The fix: composite mount keys
The fix is to include a filesystem identifier in the mount key. Each filesystem instance gets a unique device ID from a global atomic counter:
#![allow(unused)] fn main() { pub fn alloc_dev_id() -> usize { static NEXT_DEV_ID: AtomicUsize = AtomicUsize::new(1); NEXT_DEV_ID.fetch_add(1, Ordering::Relaxed) } }
The mount table key changes from bare INodeNo to a composite
MountKey(dev_id, inode_no):
#![allow(unused)] fn main() { pub struct MountKey { pub dev_id: usize, pub inode_no: INodeNo, } }
The Directory trait gets dev_id() and mount_key() methods. Each
filesystem propagates its unique dev_id to every directory it creates.
TmpFs, ext2, and initramfs all participate.

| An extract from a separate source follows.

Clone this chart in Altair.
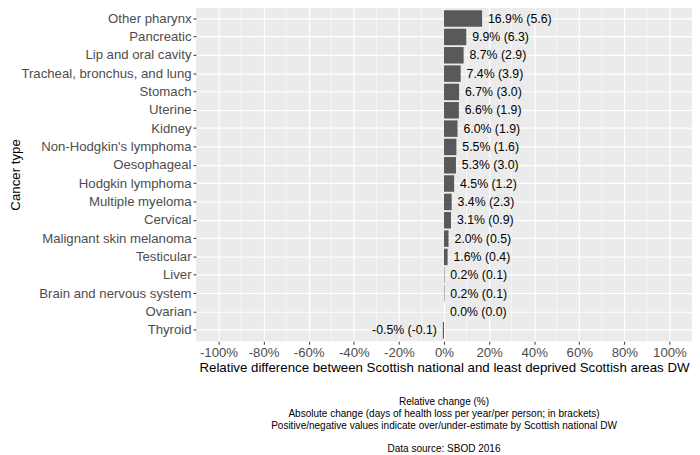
import altair as alt
import pandas as pd

categories = ["Other pharynx", "Pancreatic", "Lip and oral cavity", "Tracheal, bronchus, and lung",
              "Stomach", "Uterine", "Kidney", "Non-Hodgkin's lymphoma", "Oesophageal",
              "Hodgkin lymphoma", "Multiple myeloma", "Cervical", "Malignant skin melanoma",
              "Testicular", "Liver", "Brain and nervous system", "Ovarian", "Thyroid"]
rel_change = [16.9, 9.9, 8.7, 7.4, 6.7, 6.6, 6.0, 5.5, 5.3, 4.5, 3.4, 3.1, 2.0, 1.6, 0.2, 0.2, 0.0, -0.5]
abs_change = [5.6, 6.3, 2.9, 3.9, 3.0, 1.9, 1.9, 1.6, 3.0, 1.2, 2.3, 0.9, 0.5, 0.4, 0.1, 0.1, 0.0, -0.1]

major_ticks = [-1.0, -0.8, -0.6, -0.4, -0.2, 0.0, 0.2, 0.4, 0.6, 0.8, 1.0]
minor_ticks = [-0.9, -0.7, -0.5, -0.3, -0.1, 0.1, 0.3, 0.5, 0.7, 0.9]

caption_lines = ["Relative change (%)",
                 "Absolute change (days of health loss per year/per person; in brackets)",
                 "Positive/negative values indicate over/under-estimate by Scottish national DW"]
source_line = "Data source: SBOD 2016"

df = pd.DataFrame({
    "cancer": categories,
    "rel": [v / 100 for v in rel_change],
    "label": [f"{r:.1f}% ({a:.1f})" for r, a in zip(rel_change, abs_change)],
})
minor_df = pd.DataFrame({"v": minor_ticks})

FONT = "Liberation Sans"
LBL = 13.4

x_scale = alt.Scale(domain=[-1.1, 1.1], nice=False, zero=False)
y_enc = alt.Y("cancer:N", sort=categories,
              scale=alt.Scale(paddingInner=0.1, paddingOuter=0.15),
              axis=alt.Axis(title="Cancer type", titleFontSize=13.5, titleColor="black",
                            titleFontWeight="normal", titleFont=FONT, titlePadding=-2,
                            labelFont=FONT, labelFontSize=LBL, labelColor="#4D4D4D",
                            labelPadding=2, tickSize=3, tickColor="#333333", tickWidth=1,
                            domain=False, grid=True, gridColor="white", gridWidth=1.2,
                            bandPosition=0.5))

x_axis = alt.Axis(values=major_ticks, title="Relative difference between Scottish national and least deprived Scottish areas DW",
                  labelExpr="(datum.value < 0 ? '-' : '') + format(abs(datum.value) * 100, '.0f') + '%'",
                  titleFontSize=13.5, titleColor="black", titleFontWeight="normal", titleFont=FONT,
                  titlePadding=2, labelFont=FONT, labelFontSize=LBL, labelColor="#4D4D4D",
                  labelPadding=1, tickSize=3, tickColor="#333333", tickWidth=1,
                  domain=False, grid=True, gridColor="white", gridWidth=1.2)

minor = alt.Chart(minor_df).mark_rule(color="white", strokeWidth=0.6).encode(
    x=alt.X("v:Q", scale=x_scale, axis=x_axis)
)

bars = alt.Chart(df).mark_bar(color="#595959").encode(
    y=y_enc,
    x=alt.X("rel:Q", scale=x_scale, axis=x_axis),
)

pos_text = alt.Chart(df).transform_filter("datum.rel >= 0").mark_text(
    align="left", baseline="middle", dx=6, font=FONT, fontSize=12.5, color="black"
).encode(y=alt.Y("cancer:N", sort=categories), x=alt.X("rel:Q", scale=x_scale), text="label:N")

neg_text = alt.Chart(df).transform_filter("datum.rel < 0").mark_text(
    align="right", baseline="middle", dx=-6, font=FONT, fontSize=12.5, color="black"
).encode(y=alt.Y("cancer:N", sort=categories), x=alt.X("rel:Q", scale=x_scale), text="label:N")

chart = alt.layer(minor, bars, pos_text, neg_text).properties(
    width=504, height=339,
    padding={"left": 1, "top": -5, "right": 0, "bottom": 0},
    background="white",
    title=alt.TitleParams(text=caption_lines, subtitle=source_line, orient="bottom",
                          anchor="middle",
                          fontSize=10.2, fontWeight="normal", color="black", font=FONT,
                          lineHeight=12,
                          subtitleFontSize=10.2, subtitleColor="black", subtitleFont=FONT,
                          subtitlePadding=13, offset=24),
).configure_view(fill="#EBEBEB", strokeWidth=0)

chart.save("out.html", embed_options={"renderer": "svg", "actions": False})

Now the sysfs cgroup directory has mount key (3, 12) and the ext2
bin/ directory has mount key (5, 12) — different dev_ids, no collision.
Why this was invisible until now
The collision requires:
- Multiple TmpFs-backed filesystems consuming from the shared inode counter
- An ext2 filesystem whose inode assignments happen to overlap
- A mount on one of the overlapping inodes
Before the Alpine disk test, the only ext2 image was the 16MB test disk with a handful of files. Its inode numbers didn't overlap with the sysfs counter. The Alpine minirootfs, with 500+ files in a depth-first layout starting from inode 12, hit the exact range consumed by sysfs during boot.
This is the same class of bug that Unix solved decades ago with device
numbers: inode numbers are only unique within a filesystem, and any global
table indexed by inode must also include the device. Linux uses (dev_t, ino_t) pairs throughout its mount infrastructure for exactly this reason.
The test harness
The Alpine integration test (testing/test_alpine.c) validates 7 layers
with dependency tracking:
| Layer | Tests | Depends on |
|---|---|---|
| 1. Foundation | ext2 mount, file existence, stat | — |
| 2. ext2 Write | create, mkdir, symlink, rename, large file | Layer 1 |
| 3. chroot + Dynlink | busybox --help, apk --version | Layer 1 |
| 4. APK Database | apk info, package count | Layer 3 |
| 5. DNS | UDP to 10.0.2.3:53, parse A record | — |
| 6. TCP HTTP | connect + GET APKINDEX.tar.gz | Layer 5 |
| 7. apk update | full package index download | Layers 3+6 |
If a layer fails, downstream layers are skipped with clear reporting. The mount key fix unblocked layers 1-2. Layers 3-7 exercise chroot, dynamic linking, DNS, TCP, and the full Alpine package manager.
Debug cleanup
The networking investigation from prior sessions left scattered debug logging across the kernel:
POP_COUNT+ warn in virtio-net IRQ handlerRX_COUNT+ packet parser in smoltcp receive path- Interface IP dump in UDP sendto
All removed. The permanent improvements (rx_virtq notify fix, UDP connect, process_packets calls, deferred job timer integration) stay.